The router-id-extend private enable command configures a device to add the router ID that is a private extended community attribute to locally generated EVPN routes.
The undo router-id-extend private enable command disables a device from adding the router ID attribute to locally generated EVPN routes.
By default, a device does not add the router ID to EVPN routes when the EVPN routes are generated locally.
Usage Scenario
To configure a device to add the router ID attribute to locally generated EVPN routes, run the router-id-extend private enable command.

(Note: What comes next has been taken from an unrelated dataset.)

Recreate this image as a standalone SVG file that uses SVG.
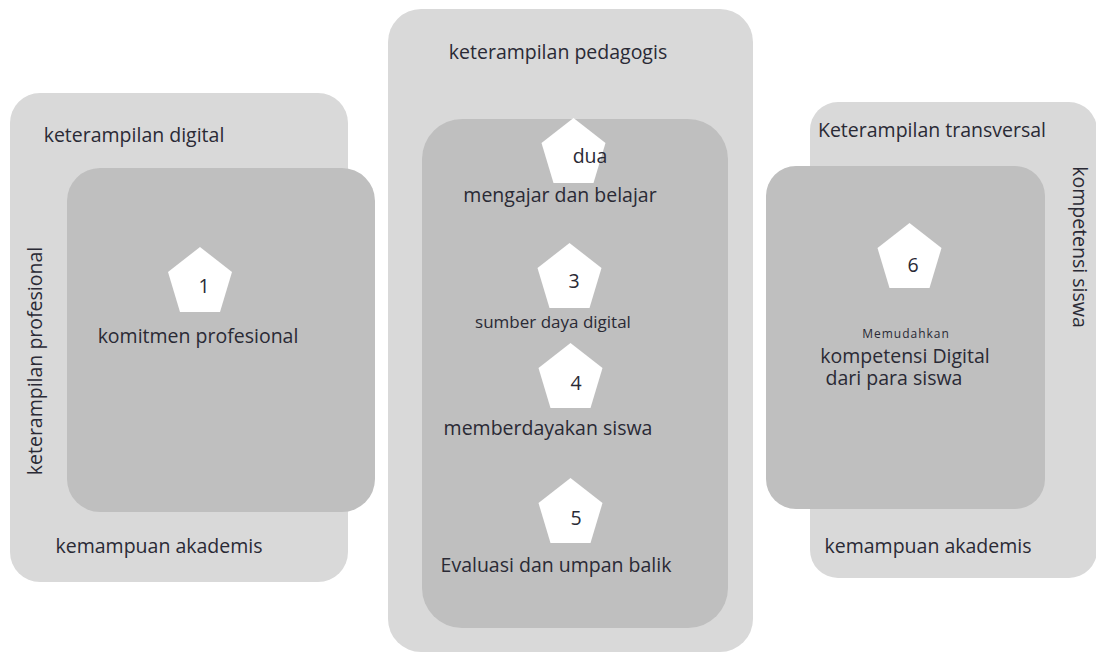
<svg xmlns="http://www.w3.org/2000/svg" xmlns:xlink="http://www.w3.org/1999/xlink" width="1096" height="655" viewBox="0 0 1096 655">
  <style>
    .outer { fill: #d9d9d9; }
    .inner { fill: #bfbfbf; }
    .penta { fill: #ffffff; }
    text { font-family: "Open Sans", "Noto Sans", "Liberation Sans", sans-serif; font-size: 19.5px; fill: #2a2a35; text-anchor: middle; }
    .small { font-size: 17px; }
    .tiny { font-size: 12px; letter-spacing: 1px; }
  </style>
  <defs>
    <polygon id="pent" points="0,0 32,25 20,65 -20,65 -32,25"/>
  </defs>
  <rect width="1096" height="655" fill="#ffffff"/>

  <g id="group-left">
    <rect class="outer" x="10" y="93" width="338" height="489" rx="30" ry="30"/>
    <text x="134" y="142">keterampilan digital</text>
    <text transform="translate(42,361) rotate(-90)">keterampilan profesional</text>
    <text x="159" y="553">kemampuan akademis</text>
    <rect class="inner" x="67" y="168" width="308" height="344" rx="33" ry="33"/>
  </g>
  <g id="node-1">
    <use href="#pent" xlink:href="#pent" class="penta" x="200" y="247"/>
    <text x="204" y="293">1</text>
    <text x="198" y="343">komitmen profesional</text>
  </g>

  <g id="group-middle">
    <rect class="outer" x="388" y="9" width="365" height="643" rx="33" ry="33"/>
    <text x="558" y="59">keterampilan pedagogis</text>
    <rect class="inner" x="422" y="119" width="306" height="509" rx="40" ry="40"/>
  </g>
  <g id="node-2">
    <use href="#pent" xlink:href="#pent" class="penta" x="573.5" y="118"/>
    <text x="590" y="163">dua</text>
    <text x="560" y="202">mengajar dan belajar</text>
  </g>
  <g id="node-3">
    <use href="#pent" xlink:href="#pent" class="penta" x="569.5" y="243"/>
    <text x="574" y="288">3</text>
    <text class="small" x="553" y="328">sumber daya digital</text>
  </g>
  <g id="node-4">
    <use href="#pent" xlink:href="#pent" class="penta" x="570.5" y="343"/>
    <text x="576" y="390">4</text>
    <text x="548" y="435">memberdayakan siswa</text>
  </g>
  <g id="node-5">
    <use href="#pent" xlink:href="#pent" class="penta" x="570.5" y="478"/>
    <text x="576" y="525">5</text>
    <text x="556" y="572">Evaluasi dan umpan balik</text>
  </g>

  <g id="group-right">
    <rect class="outer" x="810" y="102" width="287" height="476" rx="28" ry="28"/>
    <text x="932" y="137">Keterampilan transversal</text>
    <text transform="translate(1073,247) rotate(90)">kompetensi siswa</text>
    <text x="928" y="553">kemampuan akademis</text>
    <rect class="inner" x="766" y="166" width="279" height="343" rx="30" ry="30"/>
  </g>
  <g id="node-6">
    <use href="#pent" xlink:href="#pent" class="penta" x="909.5" y="223"/>
    <text x="913" y="272">6</text>
    <text class="tiny" x="906" y="338">Memudahkan</text>
    <text x="905" y="363">kompetensi Digital</text>
    <text x="894" y="385">dari para siswa</text>
  </g>

  <g id="connectors"/>
</svg>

When both IPv4 VXLAN and IPv6 VXLAN tunnels are to be established between two devices, the local device sends two EVPN routes to the remote device. Each of the two EVPN route carries the local device's IP address, one address with the IPv4 VXLAN tunnel identifier and the other address with the IPv6 VXLAN tunnel identifier. Upon receipt of the EVPN routes, the remote device adds the received IP addresses with different VXLAN tunnel identifiers to the ingress replication list during the process of establishing the IPv4 and IPv6 VXLAN tunnels. Consequently, the remote device forwards two copies of BUM traffic to the local device, causing the local device to receive unneeded duplicate traffic. To address this problem, run the router-id-extend private enable command to configure the local device to add the router ID attribute to EVPN routes. Upon receipt the routes, the remote device finds that the EVPN routes carry the same router ID and determines that they are from the same device. In this case, the remote device adds the local device's IP address only with the IPv4 VXLAN tunnel identifier to the ingress replication list, so that the remote device forwards only one copy of each BUM packet to the local device.